The formation mechanisms of metal-organic frameworks (MOFs) are not fully understood. Therefore, experimental realization of potential “breakthrough” MOFs is hindered by uncertainty on the synthesis conditions that would allow the constituent nodes and linkers to self-assemble into the targeted MOF structure. Here, a multiscale endeavor using density functional theory (DFT) calculations, followed by metadynamics with DFT-informed classical atomistic potentials, followed by standard molecular dynamics (MD) and Hamiltonian replica exchange (HREX) simulations with a metadynamics-informed, coarse-grained (CG) model, was used to study the self-assembly mechanism of cubic-symmetry porous crystals inspired by the IRMOF-n family of MOFs. Mechanistic differences were examined for different values of node-linker coordination strength—understood as the free energy penalty for breaking a coordination bond in a solvated environment. Our integrated analyses of HREX-derived free energy surfaces and standard MD trajectories indicate that at coordination strengths typical of the IRMOF-n family in dimethylformamide (DMF) (i.e., 52 kJ/mol), disassembled nodes and linkers are favored to overcome a small 1.3 kJ/mol free energy barrier to first form solid amorphous clusters, which then overcome a series of barriers (the largest of which is 3.7 kJ/mol) to heal and form ordered, more stable, cubic-symmetry crystals.

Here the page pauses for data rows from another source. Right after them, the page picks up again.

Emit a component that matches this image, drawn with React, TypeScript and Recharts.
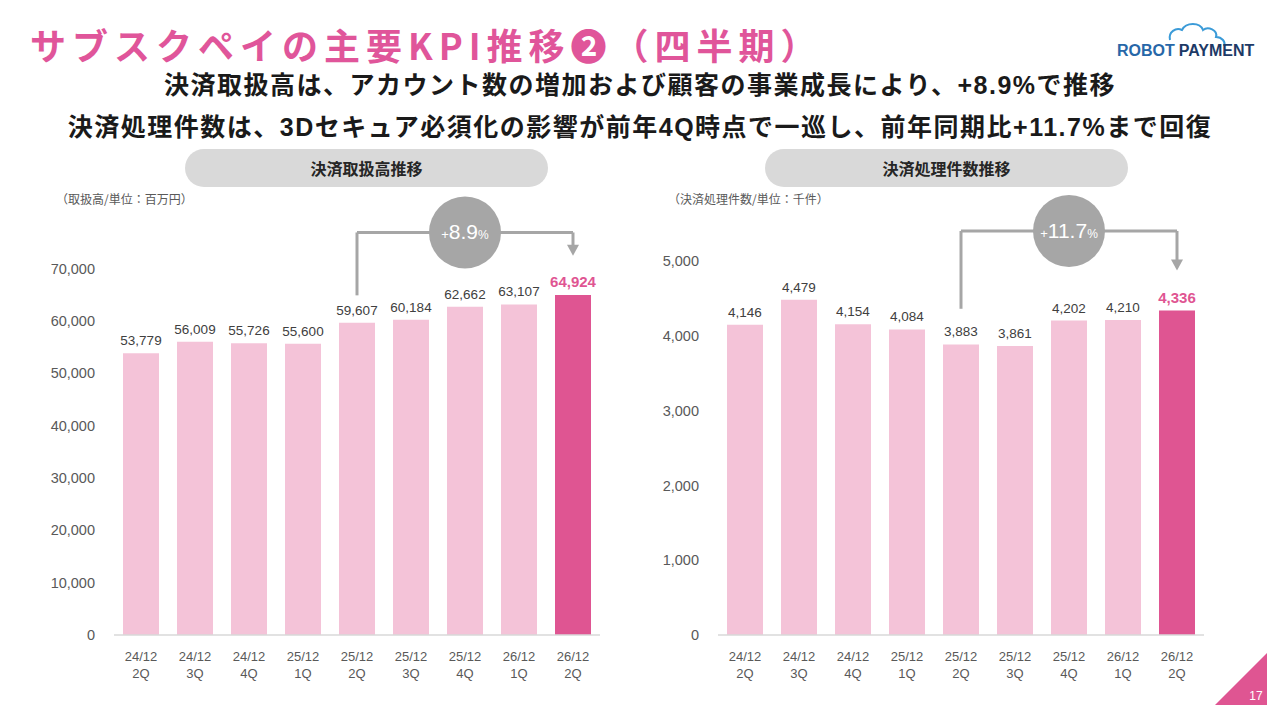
import { Bar, BarChart, Cell, LabelList, ReferenceDot, ReferenceLine, XAxis, YAxis } from 'recharts'

// Quarter labels shared by both panels (two lines: period / quarter).
const categories = [
  '24/12\n2Q',
  '24/12\n3Q',
  '24/12\n4Q',
  '25/12\n1Q',
  '25/12\n2Q',
  '25/12\n3Q',
  '25/12\n4Q',
  '26/12\n1Q',
  '26/12\n2Q',
]

// 決済取扱高 (百万円)
const volumeValues = [53779, 56009, 55726, 55600, 59607, 60184, 62662, 63107, 64924]
const volumeTicks = [0, 10000, 20000, 30000, 40000, 50000, 60000, 70000]

// 決済処理件数 (千件)
const countValues = [4146, 4479, 4154, 4084, 3883, 3861, 4202, 4210, 4336]
const countTicks = [0, 1000, 2000, 3000, 4000, 5000]

// YoY bracket: from / bubble / to category index, and the bracket heights in data units
const bracketFrom = 4
const bracketMid = 6
const bracketTo = 8
const volumeBracket = { start: 64850, level: 76860, arrowBase: 74300, tip: 72400, label: '8.9' }
const countBracket = { start: 4360, level: 5400, arrowBase: 5000, tip: 4870, label: '11.7' }

const PINK = '#df5592'
const LIGHT = '#f4c3d8'
const GREY = '#a6a6a6'
const JP = '"Noto Sans CJK JP", "Noto Sans", sans-serif'
const NUM = '"Liberation Sans", Arial, sans-serif'
const MIXED = '"Liberation Sans", Arial, "Noto Sans CJK JP", sans-serif'

const fmt = (v: number) => v.toLocaleString('en-US')

function CatTick(props: any) {
  const { x, y, payload } = props
  const lines = String(payload.value).split('\n')
  return (
    <text x={x} y={y} textAnchor="middle" fill="#595959" fontSize={13} fontFamily={NUM}>
      {lines.map((l, i) => (
        <tspan key={i} x={x} dy={i === 0 ? 24 : 17}>
          {l}
        </tspan>
      ))}
    </text>
  )
}

function Bubble(text: string) {
  return (p: any) => (
    <g>
      <circle cx={p.cx} cy={p.cy} r={36} fill={GREY} />
      <text x={p.cx} y={p.cy + 7} textAnchor="middle" fill="#fff" fontFamily={NUM}>
        <tspan fontSize={13}>+</tspan>
        <tspan fontSize={21}>{text}</tspan>
        <tspan fontSize={12}>%</tspan>
      </text>
    </g>
  )
}

function ArrowHead(p: any) {
  return <path d={`M${p.cx - 6},${p.cy - 11} L${p.cx + 6},${p.cy - 11} L${p.cx},${p.cy} Z`} fill={GREY} />
}

interface PanelProps {
  values: number[]
  ticks: number[]
  domainMax: number
  yWidth: number
  right: number
  bracket: typeof volumeBracket
}

function Panel({ values, ticks, domainMax, yWidth, right, bracket }: PanelProps) {
  const data = categories.map((c, i) => ({ cat: c, value: values[i] }))
  const last = values[values.length - 1]
  const from = categories[bracketFrom]
  const to = categories[bracketTo]
  const mid = categories[bracketMid]
  return (
    <BarChart width={620} height={510} data={data} margin={{ top: 26, right, bottom: 15, left: 0 }}>
      <XAxis
        dataKey="cat"
        height={50}
        tick={<CatTick />}
        tickLine={false}
        tickSize={0}
        axisLine={{ stroke: '#d9d9d9', strokeWidth: 1.5 }}
        interval={0}
      />
      <YAxis
        width={yWidth}
        domain={[0, domainMax]}
        ticks={ticks}
        tickFormatter={fmt}
        axisLine={false}
        tickLine={false}
        tickSize={0}
        tickMargin={19}
        tick={{ fill: '#595959', fontSize: 14.5, fontFamily: NUM }}
      />
      <Bar dataKey="value" barSize={36} isAnimationActive={false}>
        {data.map((d) => (
          <Cell key={d.cat} fill={d.value === last ? PINK : LIGHT} />
        ))}
        <LabelList
          dataKey="value"
          position="top"
          content={(p: any) => {
            const hl = Number(p.value) === last
            return (
              <text
                x={p.x + p.width / 2}
                y={p.y - 8}
                textAnchor="middle"
                fill={hl ? PINK : '#404040'}
                fontSize={hl ? 15 : 13.5}
                fontWeight={hl ? 700 : 400}
                fontFamily={NUM}
              >
                {fmt(Number(p.value))}
              </text>
            )
          }}
        />
      </Bar>
      <ReferenceLine
        segment={[
          { x: from, y: bracket.start },
          { x: from, y: bracket.level },
        ]}
        stroke={GREY}
        strokeWidth={3}
        ifOverflow="visible"
      />
      <ReferenceLine
        segment={[
          { x: from, y: bracket.level },
          { x: to, y: bracket.level },
        ]}
        stroke={GREY}
        strokeWidth={3}
        ifOverflow="visible"
      />
      <ReferenceLine
        segment={[
          { x: to, y: bracket.level },
          { x: to, y: bracket.arrowBase },
        ]}
        stroke={GREY}
        strokeWidth={3}
        ifOverflow="visible"
      />
      <ReferenceDot x={to} y={bracket.tip} r={6} shape={ArrowHead} ifOverflow="visible" />
      <ReferenceDot x={mid} y={bracket.level} r={36} shape={Bubble(bracket.label)} ifOverflow="visible" />
    </BarChart>
  )
}

const pill = (left: number, text: string) => (
  <div
    style={{
      position: 'absolute',
      left,
      top: 149,
      width: 363,
      height: 38,
      borderRadius: 19,
      background: '#d9d9d9',
      color: '#262626',
      fontFamily: JP,
      fontWeight: 700,
      fontSize: 16,
      lineHeight: '38px',
      textAlign: 'center',
    }}
  >
    {text}
  </div>
)

export default function App() {
  return (
    <div style={{ position: 'absolute', left: 0, top: 0, width: 1280, height: 720, background: '#fff', overflow: 'hidden' }}>
      <div
        style={{
          position: 'absolute',
          left: 30,
          top: 18,
          fontFamily: JP,
          fontWeight: 700,
          fontSize: 36,
          letterSpacing: 6,
          color: '#e0559a',
          whiteSpace: 'nowrap',
        }}
      >
        サブスクペイの主要KPI推移❷（四半期）
      </div>

      <svg style={{ position: 'absolute', left: 1110, top: 18 }} width={160} height={46}>
        <path
          d="M60,22 C58,14 66,9 72,12 C76,4 90,4 93,12 C98,8 108,12 106,19 C112,19 116,24 114,28"
          fill="none"
          stroke="#3b9bd8"
          strokeWidth={2}
        />
        <text x={7} y={38} fontFamily={NUM} fontWeight={700} fontSize={16} fill="#2767a8">
          ROBOT
          <tspan fill="#1d3a66" dx={4}>PAYMENT</tspan>
        </text>
      </svg>

      <div
        style={{
          position: 'absolute',
          left: 0,
          top: 66,
          width: 1280,
          textAlign: 'center',
          fontFamily: MIXED,
          fontWeight: 700,
          fontSize: 25,
          letterSpacing: 1.5,
          color: '#1a1a1a',
          whiteSpace: 'nowrap',
        }}
      >
        <div style={{ height: 41, lineHeight: '38px' }}>決済取扱高は、アカウント数の増加および顧客の事業成長により、+8.9%で推移</div>
        <div style={{ height: 41, lineHeight: '41px' }}>決済処理件数は、3Dセキュア必須化の影響が前年4Q時点で一巡し、前年同期比+11.7%まで回復</div>
      </div>

      {pill(185, '決済取扱高推移')}
      {pill(765, '決済処理件数推移')}

      <div style={{ position: 'absolute', left: 56, top: 190, fontFamily: JP, fontSize: 12, color: '#595959' }}>
        （取扱高/単位：百万円）
      </div>
      <div style={{ position: 'absolute', left: 668, top: 190, fontFamily: JP, fontSize: 12, color: '#595959' }}>
        （決済処理件数/単位：千件）
      </div>

      <div style={{ position: 'absolute', left: 0, top: 190 }}>
        <Panel values={volumeValues} ticks={volumeTicks} domainMax={80000} yWidth={114} right={20} bracket={volumeBracket} />
      </div>
      <div style={{ position: 'absolute', left: 620, top: 190 }}>
        <Panel values={countValues} ticks={countTicks} domainMax={5600} yWidth={98} right={36} bracket={countBracket} />
      </div>

      <svg style={{ position: 'absolute', left: 1210, top: 650 }} width={70} height={70}>
        <path d="M5,55 L57,3 L57,55 Z" fill={PINK} />
        <text x={46} y={50} textAnchor="middle" fill="#fff" fontSize={12} fontFamily={NUM}>
          17
        </text>
      </svg>
    </div>
  )
}
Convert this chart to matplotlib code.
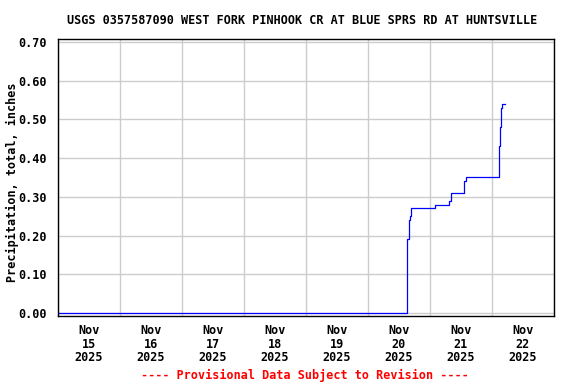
import matplotlib
matplotlib.use('Agg')
import matplotlib.pyplot as plt
import pandas as pd

# cumulative precipitation, inches (step series)
times = ['2025-11-15 00:00', '2025-11-20 15:15', '2025-11-20 15:45', '2025-11-20 16:15',
         '2025-11-20 16:45', '2025-11-21 01:45', '2025-11-21 07:30', '2025-11-21 08:00',
         '2025-11-21 08:15', '2025-11-21 13:15', '2025-11-21 13:45', '2025-11-22 02:45',
         '2025-11-22 03:15', '2025-11-22 03:30', '2025-11-22 04:00', '2025-11-22 05:00']
precip = [0.00, 0.19, 0.24, 0.25, 0.27, 0.28, 0.29, 0.30, 0.31, 0.34, 0.35, 0.43,
          0.48, 0.53, 0.54, 0.54]

yticks = [0.0, 0.1, 0.2, 0.3, 0.4, 0.5, 0.6, 0.7]
days = pd.date_range('2025-11-15', '2025-11-23', freq='D')
title = 'USGS 0357587090 WEST FORK PINHOOK CR AT BLUE SPRS RD AT HUNTSVILLE'

plt.rcParams['font.family'] = 'DejaVu Sans Mono'
plt.rcParams['font.weight'] = 'bold'
fs = 8.5

t = pd.to_datetime(times)

fig = plt.figure(figsize=(5.76, 3.84), dpi=100)
ax = fig.add_axes([58/576, 1-316/384, 496/576, 276.7/384])

ax.plot(t, precip, drawstyle='steps-post', color='#0000ff', lw=0.9)

ax.set_xlim(days[0], days[-1])
ax.set_ylim(-0.008, 0.707)

ax.set_yticks(yticks)
ax.set_yticklabels(['%.2f' % v for v in yticks], fontsize=fs, fontweight='bold')
ax.set_xticks(days)
ax.set_xticklabels([''] * len(days))
noons = days[:-1] + pd.Timedelta(hours=12)
ax.set_xticks(noons, minor=True)
ax.set_xticklabels([d.strftime('%b\n%d\n%Y') for d in noons], minor=True,
                   fontsize=fs, fontweight='bold', linespacing=1.03)
ax.tick_params(axis='both', which='both', length=0)
ax.tick_params(axis='y', pad=8)
ax.tick_params(axis='x', which='minor', pad=6)

ax.grid(True, which='major', color='#cccccc', lw=1)
ax.set_axisbelow(True)
for s in ax.spines.values():
    s.set_linewidth(1.0)
    s.set_color('black')

fig.text(302/576, 1-20/384, title, ha='center', va='center', fontsize=fs, fontweight='bold')
fig.text(12/576, 1-182/384, 'Precipitation, total, inches', rotation=90,
         ha='center', va='center', fontsize=fs, fontweight='bold')
fig.text(305/576, 1-375/384, '---- Provisional Data Subject to Revision ----',
         ha='center', va='center', fontsize=fs, fontweight='bold', color='red')

fig.savefig('out.png', dpi=100)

This healing seems to occur through the splintering/reattaching of small clusters from/to large clusters. Our analyses also suggest that if coordination strength is moderately weakened (e.g., to 40 kJ/mol), crystals form without the preliminary formation of amorphous clusters. However, further coordination strength weakening (e.g., to 36 kJ/mol) makes the formation of sizable crystals unfavorable thermodynamically. On the other hand, strengthening the coordination would increase the free energy barrier to heal the amorphous clusters into crystals. Accordingly, if coordination becomes too strong (e.g., 65+ kJ/mol), healing may become unlikely. In practical terms, our study suggests that MOF formation is favored only when the free energy of coordination, accounting for solvent effects, falls within a relatively narrow range (approximately 40 to 65 kJ/mol), at least at 300 K, for MOFs with cubic symmetries.